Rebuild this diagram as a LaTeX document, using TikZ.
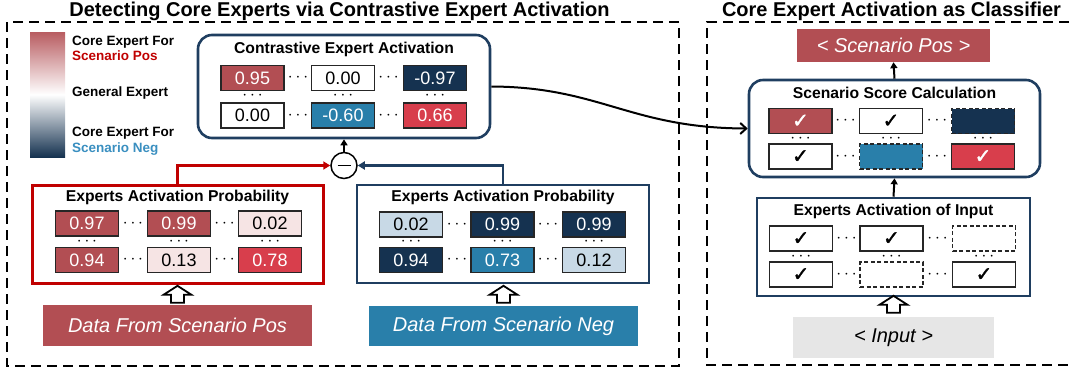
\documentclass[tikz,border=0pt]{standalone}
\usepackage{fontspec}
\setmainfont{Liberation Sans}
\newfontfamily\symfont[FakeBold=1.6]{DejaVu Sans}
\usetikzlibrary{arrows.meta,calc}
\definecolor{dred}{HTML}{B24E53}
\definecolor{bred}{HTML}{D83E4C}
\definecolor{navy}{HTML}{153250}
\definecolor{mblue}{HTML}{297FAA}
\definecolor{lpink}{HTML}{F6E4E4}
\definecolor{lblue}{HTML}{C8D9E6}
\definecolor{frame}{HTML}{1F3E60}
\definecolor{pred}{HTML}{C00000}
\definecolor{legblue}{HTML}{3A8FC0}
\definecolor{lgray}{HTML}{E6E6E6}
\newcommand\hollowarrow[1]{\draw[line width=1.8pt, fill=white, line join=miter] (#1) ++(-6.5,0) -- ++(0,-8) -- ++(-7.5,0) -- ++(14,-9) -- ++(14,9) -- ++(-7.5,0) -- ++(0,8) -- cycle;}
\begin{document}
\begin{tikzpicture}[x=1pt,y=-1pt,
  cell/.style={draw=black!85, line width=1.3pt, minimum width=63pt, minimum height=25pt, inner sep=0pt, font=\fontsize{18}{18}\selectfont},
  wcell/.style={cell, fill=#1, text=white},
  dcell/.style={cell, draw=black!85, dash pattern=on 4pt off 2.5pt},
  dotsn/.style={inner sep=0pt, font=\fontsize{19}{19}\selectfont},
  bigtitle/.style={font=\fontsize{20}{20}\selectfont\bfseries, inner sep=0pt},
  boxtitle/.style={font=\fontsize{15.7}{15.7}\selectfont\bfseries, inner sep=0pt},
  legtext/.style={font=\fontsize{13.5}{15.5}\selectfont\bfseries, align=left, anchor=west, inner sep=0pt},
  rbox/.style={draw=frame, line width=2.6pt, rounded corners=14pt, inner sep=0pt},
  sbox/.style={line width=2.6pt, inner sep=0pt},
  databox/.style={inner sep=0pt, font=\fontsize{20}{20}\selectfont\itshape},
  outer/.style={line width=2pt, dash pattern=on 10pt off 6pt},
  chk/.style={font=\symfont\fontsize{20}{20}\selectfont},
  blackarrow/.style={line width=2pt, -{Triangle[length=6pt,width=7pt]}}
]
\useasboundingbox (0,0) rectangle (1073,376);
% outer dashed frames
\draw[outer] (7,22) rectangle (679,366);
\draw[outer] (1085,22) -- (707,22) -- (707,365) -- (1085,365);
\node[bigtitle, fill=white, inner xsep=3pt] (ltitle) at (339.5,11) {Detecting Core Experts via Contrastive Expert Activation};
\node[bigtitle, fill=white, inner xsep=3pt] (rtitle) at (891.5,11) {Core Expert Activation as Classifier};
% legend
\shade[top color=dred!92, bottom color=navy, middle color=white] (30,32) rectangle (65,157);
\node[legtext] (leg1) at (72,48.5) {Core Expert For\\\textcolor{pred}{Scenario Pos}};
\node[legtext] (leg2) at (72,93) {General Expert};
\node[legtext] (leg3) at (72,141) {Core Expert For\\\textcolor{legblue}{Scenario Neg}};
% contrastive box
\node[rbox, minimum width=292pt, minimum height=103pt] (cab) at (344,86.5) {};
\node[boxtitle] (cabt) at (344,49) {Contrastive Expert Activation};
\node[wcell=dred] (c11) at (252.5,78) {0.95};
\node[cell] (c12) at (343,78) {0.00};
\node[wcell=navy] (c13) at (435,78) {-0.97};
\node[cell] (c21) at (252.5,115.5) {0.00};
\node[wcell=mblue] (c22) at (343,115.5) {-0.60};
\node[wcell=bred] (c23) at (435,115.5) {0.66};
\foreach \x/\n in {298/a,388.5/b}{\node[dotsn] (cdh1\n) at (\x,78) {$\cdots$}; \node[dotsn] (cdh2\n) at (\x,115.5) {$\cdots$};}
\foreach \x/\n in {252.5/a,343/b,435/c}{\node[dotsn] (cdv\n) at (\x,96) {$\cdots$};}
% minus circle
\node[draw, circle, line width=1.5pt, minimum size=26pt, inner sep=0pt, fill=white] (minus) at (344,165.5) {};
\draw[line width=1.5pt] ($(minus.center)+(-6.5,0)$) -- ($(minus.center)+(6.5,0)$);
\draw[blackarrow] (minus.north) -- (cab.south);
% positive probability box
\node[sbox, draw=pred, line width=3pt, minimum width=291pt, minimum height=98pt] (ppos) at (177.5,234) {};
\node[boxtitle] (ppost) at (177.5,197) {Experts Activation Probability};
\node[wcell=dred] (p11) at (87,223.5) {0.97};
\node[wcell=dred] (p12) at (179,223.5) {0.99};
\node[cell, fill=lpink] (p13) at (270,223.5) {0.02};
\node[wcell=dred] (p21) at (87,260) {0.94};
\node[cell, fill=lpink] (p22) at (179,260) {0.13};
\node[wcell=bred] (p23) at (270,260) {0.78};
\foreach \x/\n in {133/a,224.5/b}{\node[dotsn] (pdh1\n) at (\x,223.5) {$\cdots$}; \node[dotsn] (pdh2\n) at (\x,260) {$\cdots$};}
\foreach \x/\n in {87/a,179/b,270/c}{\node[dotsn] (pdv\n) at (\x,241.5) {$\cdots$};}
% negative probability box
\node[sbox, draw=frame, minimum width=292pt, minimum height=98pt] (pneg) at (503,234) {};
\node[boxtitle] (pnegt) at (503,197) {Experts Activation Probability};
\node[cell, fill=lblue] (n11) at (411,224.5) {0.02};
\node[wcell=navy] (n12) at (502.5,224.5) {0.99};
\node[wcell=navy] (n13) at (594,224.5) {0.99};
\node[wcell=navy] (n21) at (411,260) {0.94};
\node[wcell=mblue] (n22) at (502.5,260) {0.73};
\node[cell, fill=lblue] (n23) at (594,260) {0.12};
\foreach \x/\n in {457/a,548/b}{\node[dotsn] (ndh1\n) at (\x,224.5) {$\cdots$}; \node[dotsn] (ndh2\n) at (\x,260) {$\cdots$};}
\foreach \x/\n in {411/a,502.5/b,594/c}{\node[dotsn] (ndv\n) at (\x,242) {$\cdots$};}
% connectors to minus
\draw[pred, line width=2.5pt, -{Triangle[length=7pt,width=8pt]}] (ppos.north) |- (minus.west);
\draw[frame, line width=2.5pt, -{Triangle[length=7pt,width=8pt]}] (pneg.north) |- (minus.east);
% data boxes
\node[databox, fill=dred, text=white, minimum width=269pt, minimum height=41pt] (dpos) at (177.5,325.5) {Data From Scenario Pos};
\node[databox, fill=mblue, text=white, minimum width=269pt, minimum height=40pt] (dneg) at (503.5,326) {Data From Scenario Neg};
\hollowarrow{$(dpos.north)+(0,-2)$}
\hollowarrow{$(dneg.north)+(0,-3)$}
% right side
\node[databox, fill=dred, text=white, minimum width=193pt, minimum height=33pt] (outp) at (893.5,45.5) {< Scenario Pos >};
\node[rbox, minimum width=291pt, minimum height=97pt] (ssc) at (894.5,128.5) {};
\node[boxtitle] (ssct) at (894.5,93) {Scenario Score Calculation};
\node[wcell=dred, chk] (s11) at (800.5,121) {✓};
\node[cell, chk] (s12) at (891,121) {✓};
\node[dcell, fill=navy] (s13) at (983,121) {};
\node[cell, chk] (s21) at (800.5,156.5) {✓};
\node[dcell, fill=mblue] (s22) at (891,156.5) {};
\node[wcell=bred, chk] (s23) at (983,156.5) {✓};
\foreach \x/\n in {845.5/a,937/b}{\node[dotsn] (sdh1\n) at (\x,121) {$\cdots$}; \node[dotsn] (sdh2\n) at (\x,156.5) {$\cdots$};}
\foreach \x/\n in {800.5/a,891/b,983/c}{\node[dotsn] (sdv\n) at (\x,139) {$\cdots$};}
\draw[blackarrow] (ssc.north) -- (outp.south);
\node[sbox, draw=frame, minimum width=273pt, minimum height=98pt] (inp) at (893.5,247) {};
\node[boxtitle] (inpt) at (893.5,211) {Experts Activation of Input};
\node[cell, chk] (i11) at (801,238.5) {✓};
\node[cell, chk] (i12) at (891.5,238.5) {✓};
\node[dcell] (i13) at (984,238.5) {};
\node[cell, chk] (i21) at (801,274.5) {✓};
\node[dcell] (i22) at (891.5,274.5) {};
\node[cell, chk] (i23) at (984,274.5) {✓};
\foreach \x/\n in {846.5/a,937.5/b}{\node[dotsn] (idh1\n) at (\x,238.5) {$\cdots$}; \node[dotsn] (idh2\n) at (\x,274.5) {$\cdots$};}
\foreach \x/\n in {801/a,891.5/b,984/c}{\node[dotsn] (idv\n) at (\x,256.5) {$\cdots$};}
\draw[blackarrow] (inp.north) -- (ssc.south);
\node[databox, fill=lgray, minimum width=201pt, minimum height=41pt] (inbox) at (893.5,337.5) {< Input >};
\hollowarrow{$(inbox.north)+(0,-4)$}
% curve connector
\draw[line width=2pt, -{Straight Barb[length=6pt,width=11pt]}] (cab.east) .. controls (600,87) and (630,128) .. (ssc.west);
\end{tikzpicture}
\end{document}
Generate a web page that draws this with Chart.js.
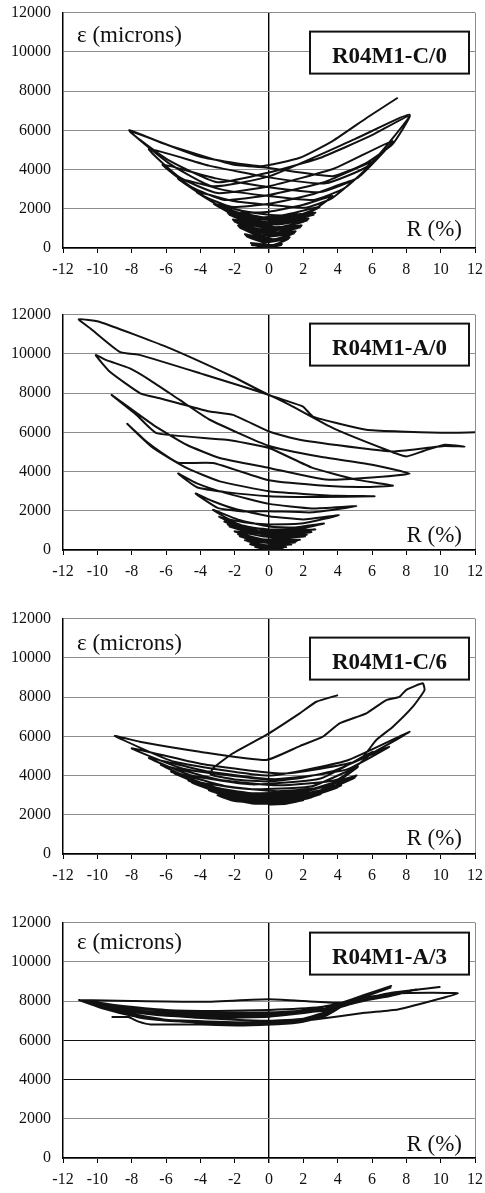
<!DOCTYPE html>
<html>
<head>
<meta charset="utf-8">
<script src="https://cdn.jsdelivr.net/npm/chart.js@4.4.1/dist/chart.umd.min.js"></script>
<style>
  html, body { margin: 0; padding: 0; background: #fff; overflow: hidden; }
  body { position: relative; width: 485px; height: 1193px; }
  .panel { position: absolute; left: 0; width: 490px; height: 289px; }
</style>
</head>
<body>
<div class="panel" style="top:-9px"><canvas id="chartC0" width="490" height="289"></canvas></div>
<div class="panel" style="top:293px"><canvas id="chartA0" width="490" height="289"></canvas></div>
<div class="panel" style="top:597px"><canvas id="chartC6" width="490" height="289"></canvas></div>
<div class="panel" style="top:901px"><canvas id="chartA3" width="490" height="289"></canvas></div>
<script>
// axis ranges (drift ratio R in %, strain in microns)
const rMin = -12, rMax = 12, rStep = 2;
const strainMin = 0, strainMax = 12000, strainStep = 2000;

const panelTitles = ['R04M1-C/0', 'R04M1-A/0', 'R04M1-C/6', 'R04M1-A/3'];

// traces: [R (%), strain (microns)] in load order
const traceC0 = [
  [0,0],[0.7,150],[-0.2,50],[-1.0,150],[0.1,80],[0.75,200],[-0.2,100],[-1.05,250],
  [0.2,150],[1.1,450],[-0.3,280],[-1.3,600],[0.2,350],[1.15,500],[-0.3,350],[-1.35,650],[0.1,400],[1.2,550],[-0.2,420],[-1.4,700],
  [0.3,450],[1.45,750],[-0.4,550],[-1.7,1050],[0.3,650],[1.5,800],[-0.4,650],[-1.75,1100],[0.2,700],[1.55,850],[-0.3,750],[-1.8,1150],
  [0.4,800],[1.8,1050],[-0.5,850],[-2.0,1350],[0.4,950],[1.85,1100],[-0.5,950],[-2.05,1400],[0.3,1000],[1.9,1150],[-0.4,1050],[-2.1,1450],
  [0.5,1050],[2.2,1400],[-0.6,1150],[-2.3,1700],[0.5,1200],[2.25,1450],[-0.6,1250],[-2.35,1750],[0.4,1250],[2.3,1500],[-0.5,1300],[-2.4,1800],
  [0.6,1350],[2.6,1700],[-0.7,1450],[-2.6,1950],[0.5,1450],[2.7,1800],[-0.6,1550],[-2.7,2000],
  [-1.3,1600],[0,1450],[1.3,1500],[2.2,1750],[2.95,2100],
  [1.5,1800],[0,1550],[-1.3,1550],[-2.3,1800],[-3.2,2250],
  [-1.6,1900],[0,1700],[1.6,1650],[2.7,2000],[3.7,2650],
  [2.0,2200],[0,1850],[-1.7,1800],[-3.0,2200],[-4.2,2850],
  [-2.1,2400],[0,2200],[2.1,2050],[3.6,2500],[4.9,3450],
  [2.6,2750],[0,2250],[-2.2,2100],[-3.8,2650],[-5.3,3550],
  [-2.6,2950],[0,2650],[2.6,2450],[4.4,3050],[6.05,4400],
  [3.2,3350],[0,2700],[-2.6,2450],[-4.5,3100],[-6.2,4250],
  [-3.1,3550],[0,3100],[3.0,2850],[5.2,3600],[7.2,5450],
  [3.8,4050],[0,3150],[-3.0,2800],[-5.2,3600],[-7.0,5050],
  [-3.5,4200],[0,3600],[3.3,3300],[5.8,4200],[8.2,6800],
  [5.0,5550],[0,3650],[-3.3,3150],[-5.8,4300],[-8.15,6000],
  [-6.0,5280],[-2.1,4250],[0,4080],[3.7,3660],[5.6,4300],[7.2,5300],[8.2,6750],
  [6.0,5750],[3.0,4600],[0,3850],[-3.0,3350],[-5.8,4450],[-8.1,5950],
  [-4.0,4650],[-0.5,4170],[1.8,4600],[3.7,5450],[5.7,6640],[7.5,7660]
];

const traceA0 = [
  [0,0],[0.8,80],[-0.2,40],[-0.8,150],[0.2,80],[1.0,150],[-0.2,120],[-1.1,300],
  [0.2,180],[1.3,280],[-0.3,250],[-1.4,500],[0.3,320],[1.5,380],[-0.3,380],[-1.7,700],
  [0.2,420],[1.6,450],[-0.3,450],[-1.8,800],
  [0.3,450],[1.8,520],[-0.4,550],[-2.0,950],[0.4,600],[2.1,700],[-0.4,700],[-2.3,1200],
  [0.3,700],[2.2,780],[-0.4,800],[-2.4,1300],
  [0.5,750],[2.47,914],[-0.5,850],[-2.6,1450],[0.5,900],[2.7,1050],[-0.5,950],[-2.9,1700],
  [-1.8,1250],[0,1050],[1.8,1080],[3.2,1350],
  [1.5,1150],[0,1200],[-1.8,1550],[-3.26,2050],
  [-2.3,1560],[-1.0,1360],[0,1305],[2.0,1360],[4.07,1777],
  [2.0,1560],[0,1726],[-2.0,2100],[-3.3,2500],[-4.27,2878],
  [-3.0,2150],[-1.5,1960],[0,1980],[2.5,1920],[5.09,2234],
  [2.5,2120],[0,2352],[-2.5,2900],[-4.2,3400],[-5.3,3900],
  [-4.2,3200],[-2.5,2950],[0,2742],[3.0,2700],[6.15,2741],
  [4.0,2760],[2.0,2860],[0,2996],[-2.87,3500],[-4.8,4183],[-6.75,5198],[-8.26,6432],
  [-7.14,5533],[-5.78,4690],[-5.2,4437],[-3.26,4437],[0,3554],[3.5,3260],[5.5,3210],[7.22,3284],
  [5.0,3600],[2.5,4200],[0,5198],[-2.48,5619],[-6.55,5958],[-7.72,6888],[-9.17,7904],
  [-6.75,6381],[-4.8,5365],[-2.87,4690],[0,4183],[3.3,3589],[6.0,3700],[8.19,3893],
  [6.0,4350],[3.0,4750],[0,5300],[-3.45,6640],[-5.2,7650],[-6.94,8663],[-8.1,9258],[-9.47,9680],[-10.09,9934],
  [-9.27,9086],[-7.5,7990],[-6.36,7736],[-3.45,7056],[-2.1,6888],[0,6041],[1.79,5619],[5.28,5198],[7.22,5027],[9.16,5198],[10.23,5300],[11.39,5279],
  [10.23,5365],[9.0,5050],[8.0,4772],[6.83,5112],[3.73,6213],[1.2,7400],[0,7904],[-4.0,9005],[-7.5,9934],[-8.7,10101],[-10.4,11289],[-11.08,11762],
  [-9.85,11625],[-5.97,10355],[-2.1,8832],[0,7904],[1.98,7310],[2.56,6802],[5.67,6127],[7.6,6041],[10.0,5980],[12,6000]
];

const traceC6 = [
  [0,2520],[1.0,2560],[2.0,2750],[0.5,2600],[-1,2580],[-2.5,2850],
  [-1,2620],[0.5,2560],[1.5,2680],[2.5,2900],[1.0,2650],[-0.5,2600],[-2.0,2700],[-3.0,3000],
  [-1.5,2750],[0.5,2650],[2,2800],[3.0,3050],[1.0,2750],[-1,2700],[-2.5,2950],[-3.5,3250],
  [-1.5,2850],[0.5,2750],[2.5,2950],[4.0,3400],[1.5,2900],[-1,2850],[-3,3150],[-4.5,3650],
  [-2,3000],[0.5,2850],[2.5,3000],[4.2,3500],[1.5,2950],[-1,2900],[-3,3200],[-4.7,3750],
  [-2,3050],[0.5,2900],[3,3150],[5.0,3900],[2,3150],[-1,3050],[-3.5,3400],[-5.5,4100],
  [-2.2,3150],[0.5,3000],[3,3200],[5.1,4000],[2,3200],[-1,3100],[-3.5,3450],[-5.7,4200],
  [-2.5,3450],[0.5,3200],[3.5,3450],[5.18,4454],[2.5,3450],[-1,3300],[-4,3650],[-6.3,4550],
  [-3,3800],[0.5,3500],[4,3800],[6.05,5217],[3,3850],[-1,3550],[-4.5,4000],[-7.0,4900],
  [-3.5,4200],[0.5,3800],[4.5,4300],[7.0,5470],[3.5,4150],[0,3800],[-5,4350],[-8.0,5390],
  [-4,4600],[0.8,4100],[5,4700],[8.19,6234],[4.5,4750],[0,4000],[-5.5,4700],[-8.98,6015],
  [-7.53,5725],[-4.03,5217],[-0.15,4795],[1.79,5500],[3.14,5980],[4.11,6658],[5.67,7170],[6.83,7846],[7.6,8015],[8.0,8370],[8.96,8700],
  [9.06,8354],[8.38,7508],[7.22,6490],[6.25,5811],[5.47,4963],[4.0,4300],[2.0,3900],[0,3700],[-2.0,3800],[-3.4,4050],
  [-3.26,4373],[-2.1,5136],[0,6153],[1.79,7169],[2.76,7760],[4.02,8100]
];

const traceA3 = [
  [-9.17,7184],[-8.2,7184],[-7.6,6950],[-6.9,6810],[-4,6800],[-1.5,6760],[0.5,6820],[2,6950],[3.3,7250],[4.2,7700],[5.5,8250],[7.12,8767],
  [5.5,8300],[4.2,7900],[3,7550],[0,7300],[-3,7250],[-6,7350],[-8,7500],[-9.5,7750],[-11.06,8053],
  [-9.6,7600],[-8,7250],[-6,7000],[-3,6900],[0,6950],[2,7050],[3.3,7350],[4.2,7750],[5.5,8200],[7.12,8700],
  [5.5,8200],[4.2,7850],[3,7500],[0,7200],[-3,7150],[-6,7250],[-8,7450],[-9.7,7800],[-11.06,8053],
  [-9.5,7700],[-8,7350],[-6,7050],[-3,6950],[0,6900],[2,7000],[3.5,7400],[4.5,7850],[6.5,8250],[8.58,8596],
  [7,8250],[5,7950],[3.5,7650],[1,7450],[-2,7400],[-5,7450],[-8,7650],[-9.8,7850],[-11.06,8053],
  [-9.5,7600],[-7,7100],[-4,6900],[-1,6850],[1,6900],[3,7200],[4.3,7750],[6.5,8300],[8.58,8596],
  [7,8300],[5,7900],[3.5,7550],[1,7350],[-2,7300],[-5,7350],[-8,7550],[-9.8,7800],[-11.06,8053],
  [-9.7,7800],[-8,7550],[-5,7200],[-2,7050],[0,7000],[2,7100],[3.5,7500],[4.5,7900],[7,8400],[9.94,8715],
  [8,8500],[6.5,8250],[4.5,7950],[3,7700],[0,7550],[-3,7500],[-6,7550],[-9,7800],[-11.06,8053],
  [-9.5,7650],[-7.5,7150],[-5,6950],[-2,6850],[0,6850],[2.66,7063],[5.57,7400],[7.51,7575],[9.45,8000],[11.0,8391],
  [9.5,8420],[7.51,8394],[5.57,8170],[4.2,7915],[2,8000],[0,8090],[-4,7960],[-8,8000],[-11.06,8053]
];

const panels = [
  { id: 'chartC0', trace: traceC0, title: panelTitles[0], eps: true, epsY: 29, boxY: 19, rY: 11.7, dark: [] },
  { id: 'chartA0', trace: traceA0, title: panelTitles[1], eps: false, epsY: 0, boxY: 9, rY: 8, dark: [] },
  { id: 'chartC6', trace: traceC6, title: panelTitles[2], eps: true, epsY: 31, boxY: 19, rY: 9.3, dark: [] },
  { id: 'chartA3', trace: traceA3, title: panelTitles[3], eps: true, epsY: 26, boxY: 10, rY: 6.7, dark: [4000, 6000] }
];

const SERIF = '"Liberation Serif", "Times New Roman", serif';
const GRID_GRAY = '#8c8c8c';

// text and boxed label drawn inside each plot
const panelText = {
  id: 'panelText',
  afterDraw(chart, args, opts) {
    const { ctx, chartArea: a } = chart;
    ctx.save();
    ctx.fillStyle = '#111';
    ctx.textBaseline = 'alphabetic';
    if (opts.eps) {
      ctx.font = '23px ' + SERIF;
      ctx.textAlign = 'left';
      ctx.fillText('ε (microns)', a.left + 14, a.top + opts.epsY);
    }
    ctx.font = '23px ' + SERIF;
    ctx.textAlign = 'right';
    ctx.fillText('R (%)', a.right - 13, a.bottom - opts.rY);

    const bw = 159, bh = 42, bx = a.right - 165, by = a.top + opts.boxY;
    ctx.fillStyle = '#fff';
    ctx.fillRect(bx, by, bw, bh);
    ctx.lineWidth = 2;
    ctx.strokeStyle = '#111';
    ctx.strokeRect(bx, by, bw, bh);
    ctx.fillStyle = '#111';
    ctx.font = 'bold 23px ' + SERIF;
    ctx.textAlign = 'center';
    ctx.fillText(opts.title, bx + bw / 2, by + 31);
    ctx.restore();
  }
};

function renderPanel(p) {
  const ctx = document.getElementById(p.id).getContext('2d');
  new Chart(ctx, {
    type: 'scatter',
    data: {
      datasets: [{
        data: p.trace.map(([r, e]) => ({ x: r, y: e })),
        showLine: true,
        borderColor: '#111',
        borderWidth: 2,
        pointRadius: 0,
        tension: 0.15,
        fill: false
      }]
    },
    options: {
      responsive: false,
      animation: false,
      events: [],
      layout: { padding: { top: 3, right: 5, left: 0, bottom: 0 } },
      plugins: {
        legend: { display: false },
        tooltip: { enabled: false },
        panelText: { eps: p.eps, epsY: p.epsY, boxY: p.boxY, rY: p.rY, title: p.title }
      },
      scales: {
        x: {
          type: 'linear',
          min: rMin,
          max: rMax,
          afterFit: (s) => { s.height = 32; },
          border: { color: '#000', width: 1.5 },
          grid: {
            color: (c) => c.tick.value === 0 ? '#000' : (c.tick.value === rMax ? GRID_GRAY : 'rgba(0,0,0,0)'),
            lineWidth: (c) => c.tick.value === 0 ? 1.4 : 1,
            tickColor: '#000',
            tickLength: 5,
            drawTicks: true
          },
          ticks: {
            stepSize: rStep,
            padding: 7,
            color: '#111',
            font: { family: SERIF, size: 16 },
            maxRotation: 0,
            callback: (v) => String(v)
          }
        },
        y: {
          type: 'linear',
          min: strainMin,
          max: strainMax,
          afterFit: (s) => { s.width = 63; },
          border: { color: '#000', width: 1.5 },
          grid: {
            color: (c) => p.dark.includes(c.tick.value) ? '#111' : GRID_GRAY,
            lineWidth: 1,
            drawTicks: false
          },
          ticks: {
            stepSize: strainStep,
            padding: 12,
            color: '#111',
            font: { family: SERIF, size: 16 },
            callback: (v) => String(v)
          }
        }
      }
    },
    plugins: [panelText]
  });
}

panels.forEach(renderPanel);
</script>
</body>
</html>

• Task goal:
Omit all pictures, and reproduce exactly the lines from the one holding "Generate a web" through the one holding "['R04M1-C/0', 'R04M1-A/0', 'R04M1-C/6', 'R04M1-A/3'];", both included.

• Completed task:
Generate a web page that draws this with Chart.js.
<!DOCTYPE html>
<html>
<head>
<meta charset="utf-8">
<script src="https://cdn.jsdelivr.net/npm/chart.js@4.4.1/dist/chart.umd.min.js"></script>
<style>
  html, body { margin: 0; padding: 0; background: #fff; overflow: hidden; }
  body { position: relative; width: 485px; height: 1193px; }
  .panel { position: absolute; left: 0; width: 490px; height: 289px; }
</style>
</head>
<body>
<div class="panel" style="top:-9px"><canvas id="chartC0" width="490" height="289"></canvas></div>
<div class="panel" style="top:293px"><canvas id="chartA0" width="490" height="289"></canvas></div>
<div class="panel" style="top:597px"><canvas id="chartC6" width="490" height="289"></canvas></div>
<div class="panel" style="top:901px"><canvas id="chartA3" width="490" height="289"></canvas></div>
<script>
// axis ranges (drift ratio R in %, strain in microns)
const rMin = -12, rMax = 12, rStep = 2;
const strainMin = 0, strainMax = 12000, strainStep = 2000;

const panelTitles = ['R04M1-C/0', 'R04M1-A/0', 'R04M1-C/6', 'R04M1-A/3'];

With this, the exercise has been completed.